**Material:**
++++++++++++++++++++

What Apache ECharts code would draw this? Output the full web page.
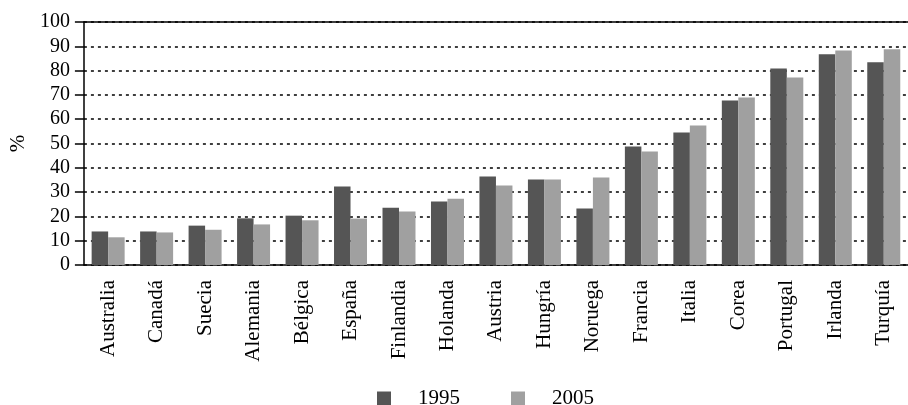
<!DOCTYPE html>
<html><head><meta charset="utf-8">
<script src="https://cdn.jsdelivr.net/npm/echarts@6/dist/echarts.min.js"></script>
<style>html,body{margin:0;padding:0;background:#fff}#c{width:908px;height:405px}</style>
</head><body><div id="c"></div>
<script>
const categories = ['Australia','Canadá','Suecia','Alemania','Bélgica','España','Finlandia','Holanda','Austria','Hungría','Noruega','Francia','Italia','Corea','Portugal','Irlanda','Turquía'];
const values1995 = [13.8,13.8,16.2,19.2,20.3,32.3,23.6,26.1,36.4,35.2,23.2,48.8,54.5,67.7,80.9,86.7,83.4];
const values2005 = [11.4,13.4,14.5,16.7,18.4,19.1,22.0,27.3,32.7,35.2,36.0,46.7,57.4,68.9,77.2,88.3,88.8];
const yTicks = [0,10,20,30,40,50,60,70,80,90,100];

const FONT = 'Liberation Serif';
const chart = echarts.init(document.getElementById('c'));
chart.setOption({
  animation: false,
  backgroundColor: '#fff',
  grid: { left: 80, top: 22, bottom: 140, right: -8 },
  legend: {
    data: ['1995','2005'],
    left: 372, top: 383,
    itemWidth: 14, itemHeight: 14, itemGap: 51,
    icon: 'rect',
    textStyle: { fontFamily: FONT, fontSize: 21, color: '#000', padding: [0,0,0,22] }
  },
  xAxis: [{
    type: 'category', data: categories,
    axisLine: { lineStyle: { color: '#000', width: 1.5 } },
    axisTick: { length: 9, lineStyle: { color: '#000', width: 1.5 } },
    axisLabel: { rotate: 90, margin: 15, fontFamily: FONT, fontSize: 21, color: '#000' }
  },{
    type: 'category', data: categories, position: 'top',
    axisLine: { show: true, lineStyle: { color: '#000', width: 1.5 } },
    axisTick: { show: false }, axisLabel: { show: false }
  }],
  yAxis: {
    type: 'value', min: 0, max: 100, interval: 10,
    name: '%', nameLocation: 'middle', nameGap: 52, nameRotate: 90,
    nameTextStyle: { fontFamily: FONT, fontSize: 21, color: '#000' },
    axisLine: { show: true, lineStyle: { color: '#000', width: 1.5 } },
    axisTick: { show: true, length: 9, lineStyle: { color: '#000', width: 1.5 } },
    axisLabel: { margin: 14, fontFamily: FONT, fontSize: 20, color: '#000',
      formatter: v => yTicks.includes(v) ? String(v) : '' },
    splitLine: { show: true, lineStyle: { color: '#000', width: 1.5, type: [3,4] } }
  },
  series: [
    { name: '1995', type: 'bar', data: values1995, barWidth: 16.5, barGap: '0%',
      itemStyle: { color: '#555555' } },
    { name: '2005', type: 'bar', data: values2005, barWidth: 16.5,
      itemStyle: { color: '#a0a0a0' } }
  ]
});
</script></body></html>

++++++++++++++++++++

**Instructions to follow:** Without including any pictures, print all of the material exactly as given.

**In response:**
What Apache ECharts code would draw this? Output the full web page.
<!DOCTYPE html>
<html><head><meta charset="utf-8">
<script src="https://cdn.jsdelivr.net/npm/echarts@6/dist/echarts.min.js"></script>
<style>html,body{margin:0;padding:0;background:#fff}#c{width:908px;height:405px}</style>
</head><body><div id="c"></div>
<script>
const categories = ['Australia','Canadá','Suecia','Alemania','Bélgica','España','Finlandia','Holanda','Austria','Hungría','Noruega','Francia','Italia','Corea','Portugal','Irlanda','Turquía'];
const values1995 = [13.8,13.8,16.2,19.2,20.3,32.3,23.6,26.1,36.4,35.2,23.2,48.8,54.5,67.7,80.9,86.7,83.4];
const values2005 = [11.4,13.4,14.5,16.7,18.4,19.1,22.0,27.3,32.7,35.2,36.0,46.7,57.4,68.9,77.2,88.3,88.8];
const yTicks = [0,10,20,30,40,50,60,70,80,90,100];

const FONT = 'Liberation Serif';
const chart = echarts.init(document.getElementById('c'));
chart.setOption({
  animation: false,
  backgroundColor: '#fff',
  grid: { left: 80, top: 22, bottom: 140, right: -8 },
  legend: {
    data: ['1995','2005'],
    left: 372, top: 383,
    itemWidth: 14, itemHeight: 14, itemGap: 51,
    icon: 'rect',
    textStyle: { fontFamily: FONT, fontSize: 21, color: '#000', padding: [0,0,0,22] }
  },
  xAxis: [{
    type: 'category', data: categories,
    axisLine: { lineStyle: { color: '#000', width: 1.5 } },
    axisTick: { length: 9, lineStyle: { color: '#000', width: 1.5 } },
    axisLabel: { rotate: 90, margin: 15, fontFamily: FONT, fontSize: 21, color: '#000' }
  },{
    type: 'category', data: categories, position: 'top',
    axisLine: { show: true, lineStyle: { color: '#000', width: 1.5 } },
    axisTick: { show: false }, axisLabel: { show: false }
  }],
  yAxis: {
    type: 'value', min: 0, max: 100, interval: 10,
    name: '%', nameLocation: 'middle', nameGap: 52, nameRotate: 90,
    nameTextStyle: { fontFamily: FONT, fontSize: 21, color: '#000' },
    axisLine: { show: true, lineStyle: { color: '#000', width: 1.5 } },
    axisTick: { show: true, length: 9, lineStyle: { color: '#000', width: 1.5 } },
    axisLabel: { margin: 14, fontFamily: FONT, fontSize: 20, color: '#000',
      formatter: v => yTicks.includes(v) ? String(v) : '' },
    splitLine: { show: true, lineStyle: { color: '#000', width: 1.5, type: [3,4] } }
  },
  series: [
    { name: '1995', type: 'bar', data: values1995, barWidth: 16.5, barGap: '0%',
      itemStyle: { color: '#555555' } },
    { name: '2005', type: 'bar', data: values2005, barWidth: 16.5,
      itemStyle: { color: '#a0a0a0' } }
  ]
});
</script></body></html>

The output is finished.